Rose J gave credit to Mr Dadi for his actions once he had taken legal advice. However, it was clear he had “no one to blame but himself”. Furthermore, because it had not been possible to retrieve the emails deleted from Mr Dadi’s webmail account there had been a significant prejudicial effect on the Claimant.
Although prison sentences are unusual in the case of employment disputes, the serious consequences of Mr Dadi’s actions resulted in his being sentenced to six weeks imprisonment (the minimum term) for each of the four breaches, to run concurrently.
A v B  EWHC 2116 (Comm)
In A v B, the court was required to review an order the defendant, Mr H, a Chinese national with very limited English. Mr H had been found in contempt for failure to make disclosures required by a freezing order and sentenced to 18 months in prison. The sentencing judge had advised Mr H that if he complied with the disclosure requirements there would be substantial remission. Since then, Mr H had fully complied with the disclosure order, the proceedings had ended and the arbitration award and costs had been settled in full.
Knowles J held that the information that Mr H had no assets was useful and should have been disclosed. However the court was satisfied Mr H’s conduct did not involve a conscious or tactical plan not to comply with the freezing order. The language barrier and lack of communication prevented Mr. H from being able to understand what was required of him after the committal hearing. It was clear that key communications had not reached him, or not in translated form.
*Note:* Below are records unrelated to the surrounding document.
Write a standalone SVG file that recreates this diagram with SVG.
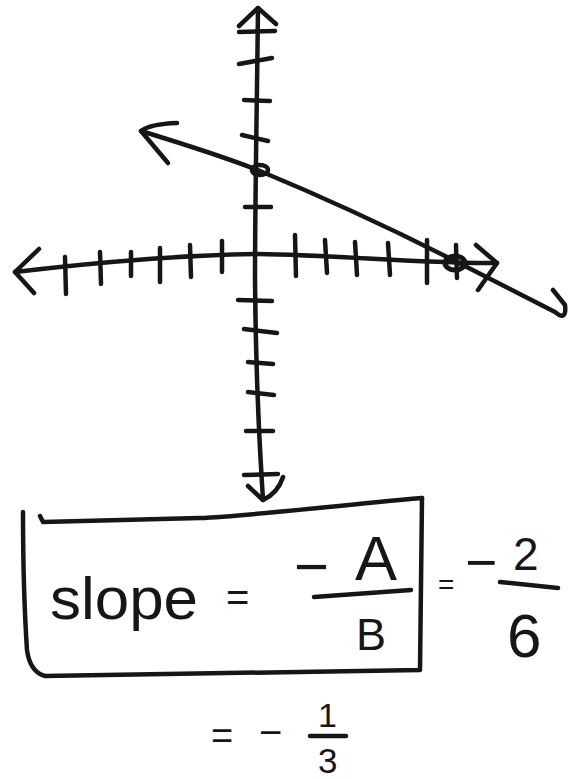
<svg xmlns="http://www.w3.org/2000/svg" width="579" height="779" viewBox="0 0 579 779">
<style>
.s{fill:none;stroke:#161616;stroke-width:4.5;stroke-linecap:round;stroke-linejoin:round}
.t{fill:#161616;font-family:"Liberation Sans",Arial,sans-serif}
</style>
<rect width="579" height="779" fill="#fff"/>
<g id="y-axis">
<path class="s" d="M258,8 C257,100 255,200 255,280 C256,400 260,450 263,500"/>
<path class="s" d="M239,26 L258,8 L276,24"/>
<path class="s" d="M248,486 L263,500 Q278,493 283,477"/>
<path class="s" d="M239,32 L275,31 M239,64 L272,58 M244,100 L270,101 M242,135 L268,141 M245,207 L271,207 M238,300 L272,301 M244,329 L277,333 M248,362 L273,364 M248,392 L274,395 M246,431 L273,431 M244,475 L278,474"/>
</g>
<g id="x-axis">
<path class="s" d="M15,272 C100,262 180,255 258,254 C340,255 420,264 497,263"/>
<path class="s" d="M39,249 L15,272 L34,293"/>
<path class="s" d="M476,245 L497,263 L478,290"/>
<path class="s" d="M65,257 L66,294 M100,252 L101,284 M131,252 L131,276 M160,248 L160,282 M190,245 L191,277 M222,241 L222,272 M295,235 L296,276 M325,240 L327,273 M355,242 L357,275 M388,243 L390,275 M427,240 L427,283 M456,245 L457,278"/>
</g>
<g id="connectors">
<path class="s" d="M141,131 C190,146 225,157 260,171 C330,200 400,233 457,262 L555,312 Q567,322 565,305 L553,290"/>
<path class="s" d="M177,123 Q150,124 141,131 L168,163"/>
</g>
<g id="y-intercept">
<ellipse class="s" cx="260" cy="170" rx="8" ry="5"/>
</g>
<g id="x-intercept">
<ellipse class="s" cx="455" cy="263" rx="10" ry="7" style="stroke-width:5"/>
</g>
<g id="box">
<path class="s" d="M23,512 C23,560 25,620 27,650 Q30,672 45,676 L420,670 L422,498"/>
<path class="s" d="M422,498 C330,506 250,516 200,518 L43,522 L40,516"/>
<text class="t" x="50" y="619" font-size="60" textLength="148" lengthAdjust="spacingAndGlyphs">slope</text>
<text class="t" x="226" y="611" font-size="40">=</text>
<text class="t" x="294" y="587" font-size="60">−</text>
<text class="t" x="355" y="580" font-size="63">A</text>
<path class="s" d="M314,597 L411,590"/>
<text class="t" x="356" y="650" font-size="45">B</text>
</g>
<g id="result">
<text class="t" x="438" y="594" font-size="28">=</text>
<text class="t" x="465" y="581" font-size="55">−</text>
<text class="t" x="513" y="570" font-size="46">2</text>
<path class="s" d="M500,582 L558,588"/>
<text class="t" x="507" y="657" font-size="62">6</text>
<text class="t" x="211" y="749" font-size="38">=</text>
<text class="t" x="259" y="746" font-size="40">−</text>
<text class="t" x="318" y="727" font-size="34">1</text>
<path class="s" d="M310,736 L346,736"/>
<text class="t" x="318" y="773" font-size="35">3</text>
</g>
</svg>
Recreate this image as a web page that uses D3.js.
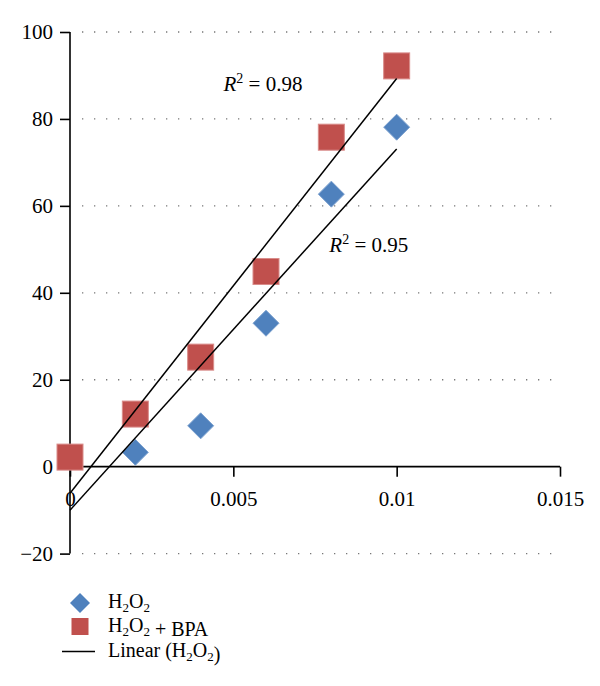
<!DOCTYPE html>
<html><head><meta charset="utf-8">
<script src="https://cdn.jsdelivr.net/npm/d3@7"></script>
<style>body{margin:0;background:#fff}svg{display:block;font-family:"Liberation Serif","DejaVu Serif",serif}</style>
</head><body><svg id="c" width="600" height="686"></svg>
<script>
const h2o2X = [0.002, 0.004, 0.006, 0.008, 0.01];
const h2o2Y = [3.3, 9.4, 33.0, 62.7, 78.1];
const bpaX = [0, 0.002, 0.004, 0.006, 0.008, 0.01];
const bpaY = [2.2, 12.1, 25.2, 44.9, 75.8, 92.2];
const fitX = [0, 0.01];
const fitBpaY = [-6.1, 89.3];
const fitH2o2Y = [-10.0, 73.1];
const xTicks = [0, 0.005, 0.01, 0.015];
const xTickLabels = ["0", "0.005", "0.01", "0.015"];
const yTicks = [-20, 0, 20, 40, 60, 80, 100];
const gridValues = [-20, 20, 40, 60, 80, 100];
const r2Labels = [{v:"0.98", x:0.00470, y:86.5}, {v:"0.95", x:0.00794, y:49.5}];

const FS = 21;
const svg = d3.select("#c");
const x = d3.scaleLinear().domain([0, 0.015]).range([70, 560]);
const y = d3.scaleLinear().domain([-20, 100]).range([553.6, 32]);

// gridlines
svg.append("g").selectAll("line").data(gridValues).join("line")
  .attr("x1", 82).attr("x2", x(0.015)).attr("y1", d => y(d)).attr("y2", d => y(d))
  .attr("stroke", "#777").attr("stroke-width", 1.3).attr("stroke-dasharray", "1.3,10.7");

// y axis
const yAxis = svg.append("g").attr("transform", `translate(${x(0)},0)`)
  .call(d3.axisLeft(y).tickValues(yTicks).tickSize(10).tickPadding(7).tickFormat(d => d < 0 ? "\u221220" : d));
// x axis
const xAxis = svg.append("g").attr("transform", `translate(0,${y(0)})`)
  .call(d3.axisBottom(x).tickValues(xTicks).tickSize(10).tickPadding(14).tickFormat((d,i) => xTickLabels[i]));
[yAxis, xAxis].forEach(g => {
  g.attr("font-family", null).attr("font-size", null);
  g.select(".domain").attr("stroke", "#000").attr("stroke-width", 1.6);
  g.selectAll(".tick line").attr("stroke", "#000").attr("stroke-width", 1.6);
  g.selectAll("text").attr("fill", "#000").style("font-size", FS + "px").style("font-family", '"Liberation Serif", serif');
});
yAxis.select(".domain").attr("d", `M0,${y(100)}V${y(-20)}`);
xAxis.select(".domain").attr("d", `M${x(0)},0H${x(0.015)}`);

// markers: squares
const sq = 26;
svg.append("g").selectAll("rect").data(bpaX.map((d,i)=>[d,bpaY[i]])).join("rect")
  .attr("x", d => x(d[0]) - sq/2).attr("y", d => y(d[1]) - sq/2)
  .attr("width", sq).attr("height", sq)
  .attr("fill", "#C0504D").attr("stroke", "#D98C8A").attr("stroke-width", 1);
// diamonds
const dh = 13;
svg.append("g").selectAll("path").data(h2o2X.map((d,i)=>[d,h2o2Y[i]])).join("path")
  .attr("d", d => { const cx = x(d[0]), cy = y(d[1]); return `M${cx},${cy-dh}L${cx+dh},${cy}L${cx},${cy+dh}L${cx-dh},${cy}Z`; })
  .attr("fill", "#4F81BD").attr("stroke", "#7FA3D0").attr("stroke-width", 1);

// fit lines
const lineGen = d3.line().x(d => x(d[0])).y(d => y(d[1]));
[fitBpaY, fitH2o2Y].forEach(ys => {
  svg.append("path").attr("d", lineGen(fitX.map((d,i)=>[d, ys[i]])))
    .attr("fill", "none").attr("stroke", "#000").attr("stroke-width", 1.5);
});

// R2 labels
r2Labels.forEach(l => {
  const t = svg.append("text").attr("x", x(l.x)).attr("y", y(l.y)).style("font-size", FS + "px").attr("fill", "#000");
  t.append("tspan").style("font-style", "italic").text("R");
  t.append("tspan").attr("dy", -8).style("font-size", "14px").text("2");
  t.append("tspan").attr("dy", 8).text(" = " + l.v);
});

// legend
const LF = 20;
const lg = svg.append("g");
function h2o2Text(t) {
  t.append("tspan").text("H");
  t.append("tspan").attr("dy", 4).style("font-size", "13px").text("2");
  t.append("tspan").attr("dy", -4).text("O");
  t.append("tspan").attr("dy", 4).style("font-size", "13px").text("2");
  t.append("tspan").attr("dy", -4).text("");
}
lg.append("path").attr("d", "M80,593L90,603L80,613L70,603Z").attr("fill", "#4F81BD");
let t1 = lg.append("text").attr("x", 108).attr("y", 608).style("font-size", LF + "px");
h2o2Text(t1);
lg.append("rect").attr("x", 71.5).attr("y", 618).attr("width", 17).attr("height", 17).attr("fill", "#C0504D");
let t2 = lg.append("text").attr("x", 108).attr("y", 632).style("font-size", LF + "px");
h2o2Text(t2); t2.append("tspan").text(" + BPA");
lg.append("line").attr("x1", 62).attr("x2", 95).attr("y1", 651.5).attr("y2", 651.5).attr("stroke", "#000").attr("stroke-width", 1.5);
let t3 = lg.append("text").attr("x", 108).attr("y", 657).style("font-size", LF + "px");
t3.append("tspan").text("Linear (");
h2o2Text(t3); t3.append("tspan").text(")");
</script></body></html>
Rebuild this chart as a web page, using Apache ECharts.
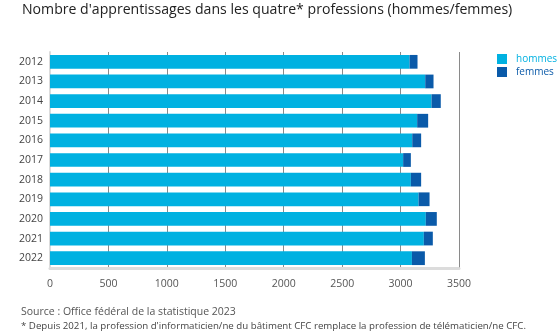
<!DOCTYPE html>
<html>
<head>
<meta charset="utf-8">
<script src="https://cdn.jsdelivr.net/npm/echarts@6/dist/echarts.min.js"></script>
<style>
html,body{margin:0;padding:0;background:#fff;}
#c{width:560px;height:336px;}
</style>
</head>
<body>
<div id="c"></div>
<script>
const years = ['2012','2013','2014','2015','2016','2017','2018','2019','2020','2021','2022'];
const hommes = [3077,3211,3265,3142,3100,3022,3088,3154,3216,3199,3097];
const femmes = [68,71,79,94,76,66,88,94,94,77,111];
const xTicks = [0,500,1000,1500,2000,2500,3000,3500];

const titleText = "Nombre d'apprentissages dans les quatre* professions (hommes/femmes)";
const sourceText = "Source : Office fédéral de la statistique 2023";
const noteText = "* Depuis 2021, la profession d'informaticien/ne du bâtiment CFC remplace la profession de télématicien/ne CFC.";

const C_H = '#00b1e1';
const C_F = '#0a5aa9';
const FAM = '"Open Sans", Lato, sans-serif';

function fitSize(text, target){
  const ctx = document.createElement('canvas').getContext('2d');
  ctx.font = '100px ' + FAM;
  const w = ctx.measureText(text).width;
  return Math.round(100 * target / w * 10) / 10;
}
const titleSize = fitSize(titleText, 490);
const sourceSize = fitSize(sourceText, 214);
const noteSize = fitSize(noteText, 505);

const chart = echarts.init(document.getElementById('c'), null, {renderer:'canvas'});
chart.setOption({
  animation:false,
  backgroundColor:'#fff',
  textStyle:{fontFamily:FAM},
  title:{
    text:titleText, left:17, top:-2,
    textStyle:{fontSize:titleSize, fontWeight:'normal', color:'#222', fontFamily:FAM}
  },
  legend:{
    orient:'vertical', left:492, top:49,
    itemWidth:10, itemHeight:10, itemGap:3,
    icon:'rect',
    textStyle:{fontSize:10, fontFamily:FAM, padding:[0,0,0,4]},
    data:[
      {name:'hommes', textStyle:{color:C_H}},
      {name:'femmes', textStyle:{color:C_F}}
    ]
  },
  grid:{left:50, right:101, top:52, bottom:68},
  xAxis:{
    type:'value', min:0, max:3500, interval:500,
    axisLine:{show:true, lineStyle:{color:'#dcdcdc', width:3}},
    axisTick:{show:false},
    axisLabel:{color:'#555', fontSize:10.5, margin:11, fontFamily:FAM,
      formatter:function(v){return xTicks.indexOf(v)>=0 ? String(v) : '';}},
    splitLine:{show:true, lineStyle:{color:'#8a8a8a', width:1}}
  },
  yAxis:{
    type:'category', data:years, inverse:true,
    axisLine:{show:true, lineStyle:{color:'#dcdcdc', width:2}},
    axisTick:{show:false},
    axisLabel:{color:'#444', fontSize:10.5, margin:7, fontFamily:FAM}
  },
  series:[
    {name:'hommes', type:'bar', stack:'t', data:hommes, barCategoryGap:'30%',
      itemStyle:{color:C_H}},
    {name:'femmes', type:'bar', stack:'t', data:femmes,
      itemStyle:{color:C_F}}
  ],
  graphic:[
    {type:'text', left:21, top:307, style:{text:sourceText, fill:'#555', font:sourceSize+'px '+FAM}},
    {type:'text', left:21, top:321, style:{text:noteText, fill:'#444', font:noteSize+'px '+FAM}}
  ]
});
</script>
</body>
</html>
Between the two court dates, Mr H fully complied with the disclosure obligations imposed on him and he gained no advantage by the non-disclosure. The court considered the sanction of prison unnecessary. Mr H’s contempt was purged
This case shows that courts are sympathetic to defendants who have valid reasons for failing to comply with an order (in this case the most important reason was the language barrier), provided that they ultimately take sufficient steps to purge their contempt.
The courts consider two factors in contempt procedures:
- whether a defendant’s conduct in breach of an injunctive order is so outrageous as to require punishment in the form of imprisonment; and
- whether a defendant is taking steps in order to purge his/her contempt and comply with the terms of the initial order.
There are often multiple opportunities for defendants to comply with court orders, and as explained in Kimyani v Sandhu, it is good practice for judges to make it clear what proportion of the sentence can be reduced by subsequent remedial conduct.
These three cases also highlight the role culpability can play in sentencing decisions. A v B can be distinguished from OCS Group v Dadi and Kimyani v Sandhu because the defendant complied with the order at the first opportunity to do so, whereas the latter cases involved intentional, sometimes repeated, breaches of the injunctive orders. Similarly, Ms Sandhu’s repeated deliberate breaches and perjury justified the higher sentence compared to Mr Dadi.
These cases also serve as a reminder that courts take contempt very seriously. The penal notice attached to court orders is not an idle threat. OCS Group v Dadi in particular shows that courts do not shy away from punishing defendants even in areas, such as employment law, where prison sentences are seldom imposed. The rationale, as emphasised in that case is simple, “The system will not work if people think they can ignore court orders and destroy evidence. Those who do so can expect terms of imprisonment”.